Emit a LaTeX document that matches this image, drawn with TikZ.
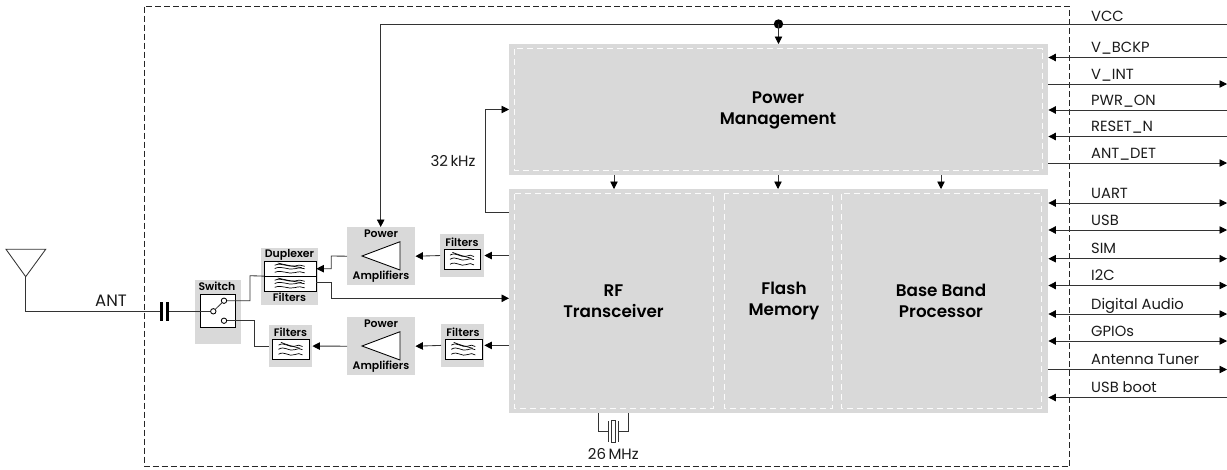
\documentclass[tikz,border=0pt]{standalone}
\usepackage{fontspec}
\setmainfont{Poppins}[BoldFont={Poppins SemiBold}]
\usetikzlibrary{arrows.meta,calc}
\definecolor{blockgray}{HTML}{D9D9D9}
\definecolor{linec}{HTML}{333333}
\definecolor{textc}{HTML}{1A1A1A}
\tikzset{
  conn/.style={draw=linec,line width=0.85pt},
  arr/.style={conn,-{Triangle[length=7.5pt,width=7.5pt,color=black]}},
  barr/.style={conn,{Triangle[length=7.5pt,width=7.5pt,color=black]}-{Triangle[length=7.5pt,width=7.5pt,color=black]}},
  rarr/.style={conn,{Triangle[length=7.5pt,width=7.5pt,color=black]}-},
  graybox/.style={fill=blockgray,draw=none,inner sep=0pt,anchor=north west},
  whitebox/.style={fill=white,draw=black,line width=0.9pt,inner sep=0pt,anchor=north west},
  innerdash/.style={draw=white!90!blockgray,line width=1pt,dash pattern=on 6pt off 4pt},
  outerdash/.style={draw=black!85,line width=1pt,dash pattern=on 6pt off 3pt},
  sig/.style={font=\fontsize{14.7}{16}\selectfont,text=textc,anchor=base west,inner sep=0pt},
  bigl/.style={font=\fontsize{16.8}{21}\selectfont\bfseries,text=black,align=center,inner sep=0pt},
  smalll/.style={font=\fontsize{10.9}{12}\selectfont\bfseries,text=black,inner sep=0pt},
  freql/.style={font=\fontsize{15}{16}\selectfont,text=textc,inner sep=0pt},
  antl/.style={font=\fontsize{16.5}{18}\selectfont,text=textc,inner sep=0pt},
  wave/.style={draw=black,line width=0.7pt},
  pin/.style={circle,fill=white,draw=black,line width=0.85pt,inner sep=0pt,minimum size=5.4pt},
}
\newcommand{\wavesicon}[4]{% centre x, centre y, half width, half height
  \begin{scope}[shift={(#1,#2)}]
    \draw[wave] (-#3,-#4*0.55) .. controls (-#3*0.5,-#4*1.1) and (-#3*0.1,-#4*0.1) .. (#3*0.35,-#4*0.4) .. controls (#3*0.6,-#4*0.6) and (#3*0.8,-#4*0.6) .. (#3,-#4*0.35);
    \draw[wave] (-#3*0.8,-#4*0.95) .. controls (-#3*0.3,-#4*0.6) and (#3*0.1,-#4*0.4) .. (#3*0.8,-#4*0.1);
    \draw[wave] (-#3,#4*0.05) .. controls (-#3*0.5,-#4*0.55) and (-#3*0.1,#4*0.45) .. (#3*0.35,#4*0.1) .. controls (#3*0.6,-#4*0.1) and (#3*0.8,-#4*0.1) .. (#3,#4*0.1);
    \draw[wave] (-#3,#4*0.75) .. controls (-#3*0.5,#4*0.2) and (-#3*0.1,#4*1.2) .. (#3*0.35,#4*0.8) .. controls (#3*0.6,#4*0.6) and (#3*0.8,#4*0.6) .. (#3,#4*0.85);
  \end{scope}}
\begin{document}
\begin{tikzpicture}[x=1pt,y=-1pt]
\useasboundingbox (0,0) rectangle (1227,469);
% outer module border
\draw[outerdash] (144.5,6.5) rectangle (1069.5,466.5);
% main blocks
\node[graybox,minimum width=539pt,minimum height=131pt] (pm) at (509,44) {};
\node[graybox,minimum width=539pt,minimum height=224pt] (core) at (509,189) {};
\draw[innerdash] (514,48.7) rectangle (1042,170);
\draw[innerdash] (514,193.5) rectangle (713,408);
\draw[innerdash] (724,193.5) rectangle (832,408);
\draw[innerdash] (841.5,193.5) rectangle (1041,408);
\node[bigl] (pmt) at (778,110) {Power\\Management};
\node[bigl] (rft) at (613.5,301) {RF\\Transceiver};
\node[bigl] (flt) at (784,301) {Flash\\Memory};
\node[bigl] (bbt) at (941,301) {Base Band\\Processor};
% internal arrows
\coordinate (a1) at (614,175);\coordinate (a2) at (778,175);\coordinate (a3) at (941,175);
\draw[arr] (a1) -- (a1 |- core.north);
\draw[arr] (a2) -- (a2 |- core.north);
\draw[arr] (a3) -- (a3 |- core.north);
% 32 kHz
\coordinate (k1) at (509,212);\coordinate (k2) at (485.5,212);\coordinate (k3) at (485.5,109.5);
\draw[arr] (k1) -- (k2) -- (k3) -- (k3 -| pm.west);
\node[freql] (k32) at (453,160.5) {32\,kHz};
% RF chain blocks
\node[graybox,minimum width=68pt,minimum height=58pt] (pa1) at (347,227) {};
\node[graybox,minimum width=68pt,minimum height=58pt] (pa2) at (347,317) {};
\node[graybox,minimum width=44pt,minimum height=42.7pt] (f1) at (440,234) {};
\node[graybox,minimum width=43pt,minimum height=43pt] (f2) at (441,323.7) {};
\node[graybox,minimum width=43pt,minimum height=41.7pt] (f3) at (269,325) {};
\node[graybox,minimum width=57pt,minimum height=57.4pt] (dup) at (261,247.3) {};
\node[graybox,minimum width=46pt,minimum height=64pt] (sw) at (195,280) {};
% labels
\node[smalll] (t1) at (381,234) {Power};
\node[smalll] (t2) at (381,276.5) {Amplifiers};
\node[smalll] (t3) at (381,324) {Power};
\node[smalll] (t4) at (381,366.5) {Amplifiers};
\node[smalll] (t5) at (462,242) {Filters};
\node[smalll] (t6) at (463,332) {Filters};
\node[smalll] (t7) at (290.5,332.5) {Filters};
\node[smalll] (t8) at (289.5,297) {Filters};
\node[smalll] (t9) at (289.5,254.5) {Duplexer};
\node[smalll] (t10) at (217,286.5) {Switch};
% amplifier triangles
\draw[fill=white,draw=black,line width=0.85pt] (362,256) -- (400,241.7) -- (400,270) -- cycle;
\draw[fill=white,draw=black,line width=0.85pt] (362,346) -- (400,331.7) -- (400,360) -- cycle;
% filter boxes
\node[whitebox,minimum width=36.6pt,minimum height=19.4pt] (fb1) at (443.7,249.3) {};
\node[whitebox,minimum width=36.6pt,minimum height=19.4pt] (fb2) at (445,339.3) {};
\node[whitebox,minimum width=36.4pt,minimum height=19.4pt] (fb3) at (272.3,339.3) {};
\node[whitebox,minimum width=51.5pt,minimum height=30pt] (db) at (264,260.7) {};
\draw[draw=black,line width=0.9pt] (db.west) -- (db.east);
\wavesicon{462}{259}{12}{7}
\wavesicon{463.3}{349}{12}{7}
\wavesicon{290.5}{349}{12}{7}
\wavesicon{289.7}{268.2}{15}{5.5}
\wavesicon{289.7}{283.2}{15}{5.5}
% switch
\node[whitebox,minimum width=35pt,minimum height=32.4pt] (swb) at (200,294.3) {};
\node[pin] (p0) at (213.3,311.3) {};
\node[pin] (p1) at (224,300.7) {};
\node[pin] (p2) at (224,320.7) {};
\draw[conn] (p0) -- (p1);
% chain connectors
\coordinate (vcc) at (1227,24);
\coordinate (vc) at (380.7,24);
\coordinate (vdot) at (778.5,24);
\draw[conn] (vcc) -- (vc);
\draw[arr] (vc) -- (vc |- pa1.north);
\fill[black] (vdot) circle (4.7pt);
\draw[arr] (vdot) -- (vdot |- pm.north);
\draw[arr] (core.west |- f1.west) -- (f1.east);
\draw[arr] (f1.west) -- (pa1.east);
\draw[arr] (core.west |- f2.west) -- (f2.east);
\draw[arr] (f2.west) -- (pa2.east);
\draw[arr] (pa2.west) -- (f3.east);
\coordinate (d1) at (331.3,268.7);\coordinate (d2) at (331.3,256);
\draw[arr] (pa1.west) -- (d2) -- (d1) -- (d1 -| db.east);
\coordinate (d3) at (331.3,282.7);\coordinate (d4) at (331.3,298.3);
\draw[conn] (d3 -| db.east) -- (d3) -- (d4);
\draw[arr] (d4) -- (d4 -| core.west);
\coordinate (s1) at (250,300.7);\coordinate (s2) at (250,275.7);
\draw[conn] (p1) -- (s1) -- (s2) -- (db.west);
\coordinate (s3) at (254.3,320.7);\coordinate (s4) at (254.3,346);
\draw[conn] (p2) -- (s3) -- (s4) -- (s4 -| f3.west);
% antenna
\coordinate (an1) at (6,249.3);\coordinate (an2) at (45.7,249.3);\coordinate (an3) at (25.7,276.7);
\coordinate (an4) at (25.7,311.3);\coordinate (c1) at (161.5,311.3);\coordinate (c2) at (167.5,311.3);
\draw[conn] (an1) -- (an2) -- (an3) -- cycle;
\draw[conn] (an3) -- (an4) -- (c1);
\draw[conn] (c2) -- (swb.west |- c2) -- (p0);
\draw[draw=black,line width=2.2pt] (161.5,302) -- (161.5,320.7);
\draw[draw=black,line width=2.2pt] (167.5,302) -- (167.5,320.7);
\node[antl] (ant) at (111,300.5) {ANT};
% crystal
\coordinate (x1) at (598.3,413);\coordinate (x2) at (628.3,413);
\coordinate (x3) at (598.3,431.5);\coordinate (x4) at (628.3,431.5);
\coordinate (x5) at (608.5,431.5);\coordinate (x6) at (618.5,431.5);
\draw[conn] (x1) -- (x3) -- (x5);
\draw[conn] (x2) -- (x4) -- (x6);
\draw[conn] (608.5,421) -- (608.5,441.5);
\draw[conn] (618.5,421) -- (618.5,441.5);
\draw[conn] (611.7,420) rectangle (615.3,442);
\node[freql] (x26) at (613.3,454) {26\,MHz};
% signals
\foreach \nm/\yy/\lab/\sty in {
  vb/57.5/V\_BCKP/rarr,
  vi/84/V\_INT/arr,
  po/110/PWR\_ON/rarr,
  rs/136.5/RESET\_N/rarr,
  ad/163/ANT\_DET/arr}{
  \coordinate (e\nm) at (1227,\yy);
  \coordinate (w\nm) at (pm.east |- e\nm);
  \draw[\sty] (w\nm) -- (e\nm);
  \node[sig] (l\nm) at ($(1091,\yy)+(0,-5)$) {\lab};
}
\foreach \nm/\yy/\lab/\sty in {
  ua/203/UART/barr,
  ub/230/USB/barr,
  si/258.7/SIM/barr,
  ic/285.5/I2C/barr,
  da/314/Digital Audio/barr,
  gp/341/GPIOs/barr,
  at/369.5/Antenna Tuner/arr,
  bo/397.5/USB boot/rarr}{
  \coordinate (e\nm) at (1227,\yy);
  \coordinate (w\nm) at (core.east |- e\nm);
  \draw[\sty] (w\nm) -- (e\nm);
  \node[sig] (l\nm) at ($(1091,\yy)+(0,-5)$) {\lab};
}
\node[sig] (lvcc) at (1091,21) {VCC};
\end{tikzpicture}
\end{document}
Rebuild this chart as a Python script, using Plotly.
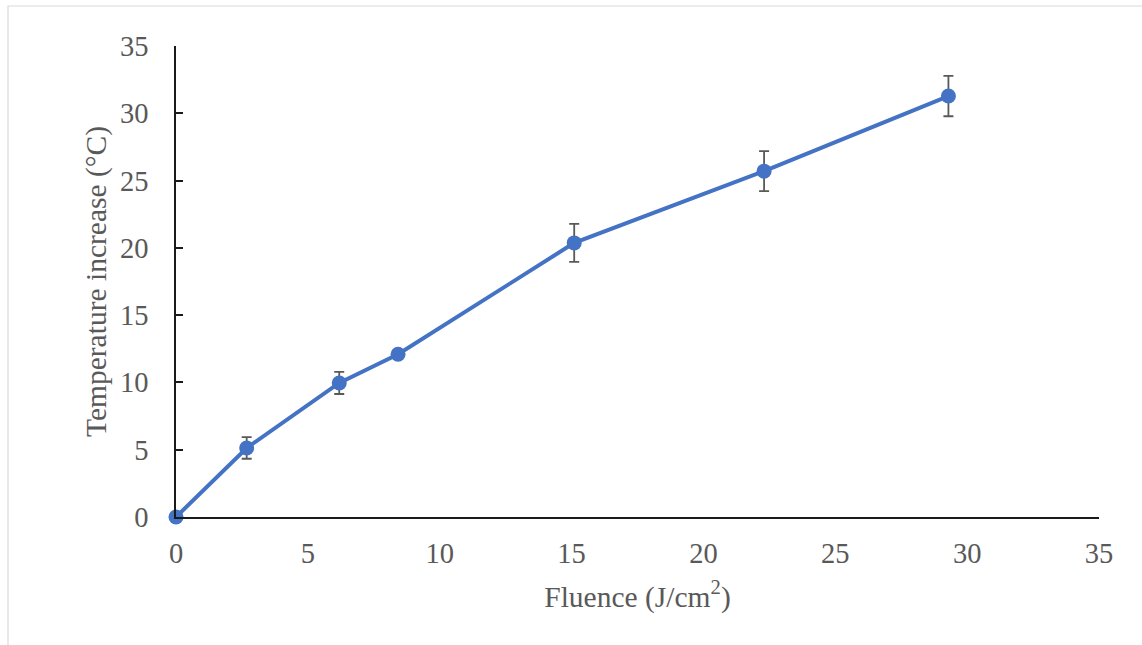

EXERCISE DETAILS.
Extract, from the listing above, every line where the string "this" occurs.

RESULT.
Emit a LaTeX document that matches this image, drawn with TikZ.
Rebuild this chart as a Python script, using Plotly.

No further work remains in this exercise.